In 1996, I had accidentally discovered that S and S' are mathematically related: S = S'/(S'+(1-S')*P) Link. It was still, however, not clear why the limits of the laws are so different.
The Amdahl's Law myth goes away if we calculate S from S' based on Gustafson's formula as we scale P Link. This revelation implies that every parallel program can indeed scale indefinitely if the problem size is not fixed. Otherwise, the law of diminishing return applies. Incidentally, the TOP500 Supercomputer competition has followed the exact same discipline allowing manufacturers to compete for solving the biggest Linkpack problem Link.
Backup/Restore: 1+1 < 1
Insanity: doing the same thing over and over again and expecting different results. --Albert Einstein.
For centralized data stores and databases, the current industry standard is backup/restore either asynchronously or synchronously. Since synchronous replication involved two-phase-commit protocol which is slow and error-prone, most production systems today rely on asynchronous backup/restore to defend single-point-failure of the primary server. Unlike synchronous replication, asynchronous replication cannot eliminate arbitrary data losses. In reality, the backup/restore system delivers less than a single server's performance, since it must carry replication overheads; and less than a single server's availability, since either primary or the backup server failure demands service shutdown. The probability is against us forever.
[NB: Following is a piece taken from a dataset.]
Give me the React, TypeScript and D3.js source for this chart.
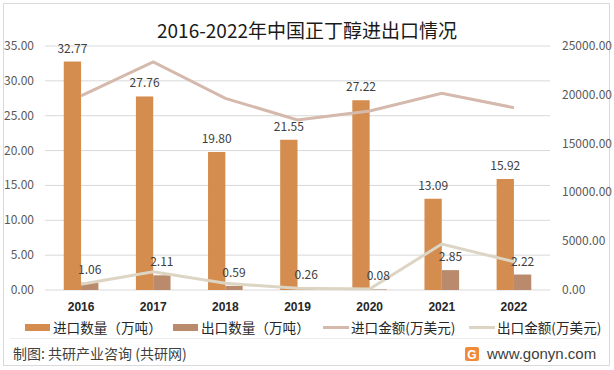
import React from "react"
import * as d3 from "d3"

const years = ["2016", "2017", "2018", "2019", "2020", "2021", "2022"]
const importQty = [32.77, 27.76, 19.8, 21.55, 27.22, 13.09, 15.92]
const exportQty = [1.06, 2.11, 0.59, 0.26, 0.08, 2.85, 2.22]
const importAmt = [19880, 23360, 19640, 17420, 18340, 20150, 18680]
const exportAmt = [590, 1870, 690, 170, 100, 4710, 2900]
const leftTicks = [0, 5, 10, 15, 20, 25, 30, 35]
const rightTicks = [0, 5000, 10000, 15000, 20000, 25000]

const legendItems = [
  { label: "进口数量（万吨）", kind: "bar", color: "#D48C4F", x: 25 },
  { label: "出口数量（万吨）", kind: "bar", color: "#B98A6B", x: 173 },
  { label: "进口金额(万美元)", kind: "line", color: "#D5B9AC", x: 323 },
  { label: "出口金额(万美元)", kind: "line", color: "#DDD5C3", x: 469 },
]

const FONT = "'Noto Sans CJK SC', 'Noto Sans', sans-serif"

export default function App() {
  const width = 614
  const height = 370
  const plot = { left: 45, right: 550, top: 46, bottom: 290 }

  const x = d3.scaleBand().domain(years).range([plot.left, plot.right])
  const bw = x.bandwidth()
  const xSub = d3
    .scaleBand()
    .domain(["import", "export"])
    .range([bw * 0.26, bw * 0.74])
  const yL = d3.scaleLinear().domain([0, 35]).range([plot.bottom, plot.top])
  const yR = d3.scaleLinear().domain([0, 25000]).range([plot.bottom, plot.top])
  const cx = (y: string) => (x(y) ?? 0) + bw / 2

  const line = d3
    .line<number>()
    .x((_, i) => cx(years[i]))
    .y(d => yR(d))

  return (
    <svg
      width={width}
      height={height}
      style={{ position: "fixed", left: 0, top: 0, background: "#fff" }}
      fontFamily={FONT}
    >
      <rect x={3.5} y={3.5} width={606} height={362} fill="#fff" stroke="#D9D9D9" />

      <text x={307} y={38} textAnchor="middle" fontSize={19} fill="#1a1a1a">
        2016-2022年中国正丁醇进出口情况
      </text>

      {leftTicks.map(t => (
        <g key={"l" + t}>
          <line
            x1={plot.left}
            x2={plot.right}
            y1={yL(t)}
            y2={yL(t)}
            stroke="#D9D9D9"
            strokeWidth={1}
          />
          <text x={34} y={yL(t) + 4} textAnchor="end" fontSize={12} fill="#595959">
            {t.toFixed(2)}
          </text>
        </g>
      ))}
      {rightTicks.map(t => (
        <text key={"r" + t} x={562} y={yR(t) + 4} fontSize={12} fill="#595959">
          {t.toFixed(2)}
        </text>
      ))}

      {years.map((yr, i) => {
        const xi = (x(yr) ?? 0) + (xSub("import") ?? 0)
        const xe = (x(yr) ?? 0) + (xSub("export") ?? 0)
        const sw = xSub.bandwidth()
        return (
          <g key={yr}>
            <rect
              x={xi}
              y={yL(importQty[i])}
              width={sw}
              height={plot.bottom - yL(importQty[i])}
              fill="#D48C4F"
            />
            <rect
              x={xe}
              y={yL(exportQty[i])}
              width={sw}
              height={plot.bottom - yL(exportQty[i])}
              fill="#B98A6B"
            />
          </g>
        )
      })}

      <path d={line(importAmt) ?? ""} fill="none" stroke="#D5B9AC" strokeWidth={3} />
      <path d={line(exportAmt) ?? ""} fill="none" stroke="#DDD5C3" strokeWidth={3} />

      {years.map((yr, i) => {
        const sw = xSub.bandwidth()
        const xi = (x(yr) ?? 0) + (xSub("import") ?? 0) + sw / 2
        const xe = (x(yr) ?? 0) + (xSub("export") ?? 0) + sw / 2
        return (
          <g key={"lab" + yr} fontSize={12} fill="#404040" textAnchor="middle">
            <text x={xi} y={yL(importQty[i]) - 9}>
              {importQty[i].toFixed(2)}
            </text>
            <text x={xe} y={yL(exportQty[i]) - 9}>
              {exportQty[i].toFixed(2)}
            </text>
            <text
              x={cx(yr)}
              y={311}
              fontWeight="bold"
              fill="#262626"
              fontFamily="'Liberation Sans', Arial, sans-serif"
            >
              {yr}
            </text>
          </g>
        )
      })}

      {legendItems.map(it => (
        <g key={it.label}>
          {it.kind === "bar" ? (
            <rect x={it.x} y={324} width={25} height={7} fill={it.color} />
          ) : (
            <line
              x1={it.x}
              x2={it.x + 26}
              y1={327.5}
              y2={327.5}
              stroke={it.color}
              strokeWidth={3}
            />
          )}
          <text x={it.x + 28} y={332.5} fontSize={13.6} fill="#262626">
            {it.label}
          </text>
        </g>
      ))}

      <line x1={10} x2={597} y1={338.5} y2={338.5} stroke="#EDEDED" />

      <text x={13} y={358.5} fontSize={14} fill="#404040">
        制图: 共研产业咨询 (共研网)
      </text>
      <rect x={465} y={347} width={14} height={14} rx={2} fill="#F08A3C" />
      <text
        x={472}
        y={358.5}
        textAnchor="middle"
        fontSize={12}
        fontWeight="bold"
        fill="#fff"
        fontFamily="'Liberation Sans', Arial, sans-serif"
      >
        G
      </text>
      <text
        x={487}
        y={359}
        fontSize={15}
        fill="#404040"
        fontFamily="'Liberation Sans', Arial, sans-serif"
      >
        www.gonyn.com
      </text>
    </svg>
  )
}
For compute intensive applications, checkpoint/restart carries the similar overheads with much energy waste since there are so many processors. These checkpoint overheads can all be ignored if we clearly understand how to conduct client re-transmission protocols.
Load Balancing
For parallel computing, load balancing is a difficult task. Even if the processors are homogeneous, the deliverable performances vary widely. The culprit is the shared communication channel(s). The communication load sharing is not homogeneous. Therefore, to deliver optimal parallel performance need to ensure all parallel tasks terminate at the same time with the minimal communication overheads. This requires tuning the task sizes without recompiling the programs.
Parallel program load balancing problem is analogous to the Brachistochrone problem in Math and Physics for the optimal decent from a high point to the ground balancing the normal force and gravity Link. Computational experiments demonstrated identical behavior of repeated (cycloid) optimal points (granularity).
Impossibility of Reliable Failure Detection
Reliable failure detection is theoretically impossible. The only next possible method is timeout discipline. As all existing programming paradigms and models assume all components and the network are reliable; the timeout retransmission discipline is absent. The TCP/IP packet retransmission discipline cannot protect the applications if either the sender or the receiver crashes arbitrarily. This was proved formally in 1993 Link. Therefore, each application must provide end-to-end acknowledgements to ensure the correct communication patterns. This simple requirement seems very hard to implement in existing programming paradigms.
Arbitrarily Reliable Systems
Building arbitrarily reliable system using unreliable components was first proposed by von Neumann in 1952 Link. The TCP/IP protocol deployed statistic multiplexed communication principle to enable today's infinitely scalable Internet. SMC2 is a simple extension of the TCP/IP protocol for network-scale computing services.